On Saturday, July 12th Steve and I went for a bike ride down along a river. We eventually discovered a Korean “camp” ground. It was very interesting seeing as the camp site was along a river that had no trees, no grass (only pavement), and people had tents that could withstand a category 4 hurricane…BUT it was a nice area with a large (by Korean standards) grassy field where it seemed everyone was playing soccer. There was also a pool area that had water with the deepest part being about 5 feet. Even though the pool wasn’t that great, there were so many people! I don’t understand why Korea doesn’t have more, bigger, better pools since people obviously love them! Either way, Steve and I had an enjoyable bike ride and afternoon at this campsite.
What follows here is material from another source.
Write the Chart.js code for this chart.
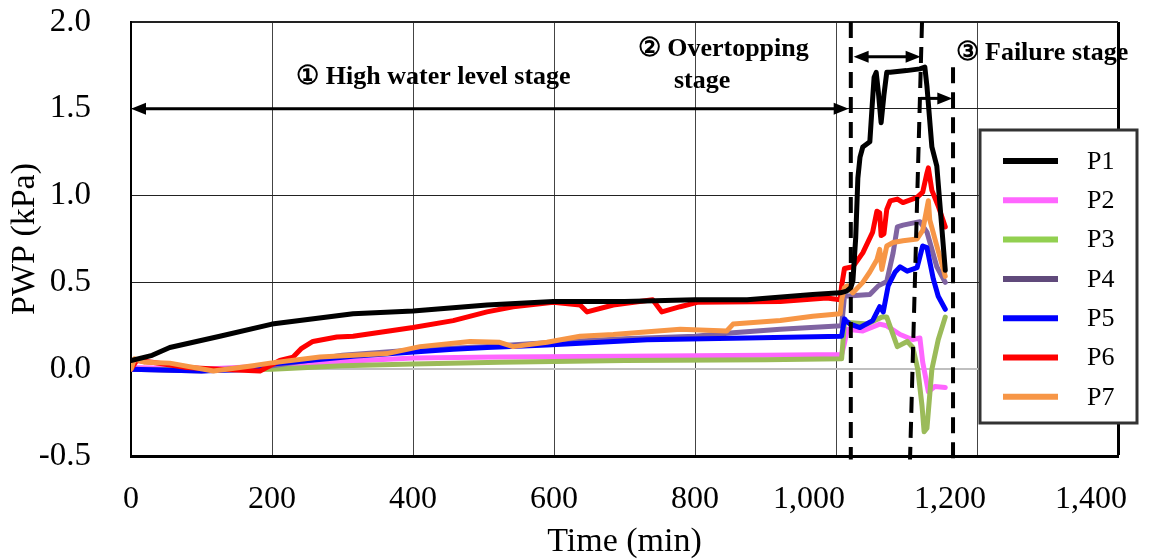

|Steve at the campsite area on the river. We love soju…|
That brings us to Sunday, when Steve and I went for a bike ride in the opposite direction of the same river that the campsite was on. We were getting off the main road and riding down a hill and under a bridge when a group of three, old Korean men waved us over. The men were very worn down and had been doing manual labor their whole lives. They grew up in the years after the Korean War and probably knew more than most what true hardship was. They had dirt under their fingernails, skin as tough and brown as leather, and the teeth they did have were far and few in between. The men were kind enough to invite Steve and I to have lunch with them despite the huge language barrier; they spoke hardly any English and Steve and I speak little Korean. They shared watermelon, mandu (dumplings), seaweed soup, and chicken.
At one point they offered Steve a Virginia Slim and shots of soju. We had taken our shoes off and were sitting on their mat when Steve pointed at a dish on the mat and asked “Dog? Woof. Woof.” And the men shyly nodded, afraid of what we might do, say, or think. I truly don’t mind if other people eat dog, but all I could think after they confirmed it was dog was “Please, don’t ask me to have some. Please, don’t ask me to have some.” Sure enough, the kind gentlemen offer me some and me, not wanting to be rude, agree. They gave me some pieces of seaweed to go along with it, but I have to be honest, I could barely keep from vomiting just thinking about eating dog. I couldn’t tell you whether it tasted good, bad, horrible, fantastic. All I could think was “Emily, don’t gag, don’t barf; that would be so rude. Chew quickly, but not too quickly. Can you swallow it whole? No. Ok…keep chewing.”
|This is about 10 minutes before I ate dog. Look Mom, I wear a helmet! Even if I eat strange food from strangers.|
BUT I did it. I didn’t puke, but I will NEVER (please, let this be a true statement) eat dog again. Moral of the story, I ate dog and I hated it. Alright, that’s not the moral of the story, it’s just the end.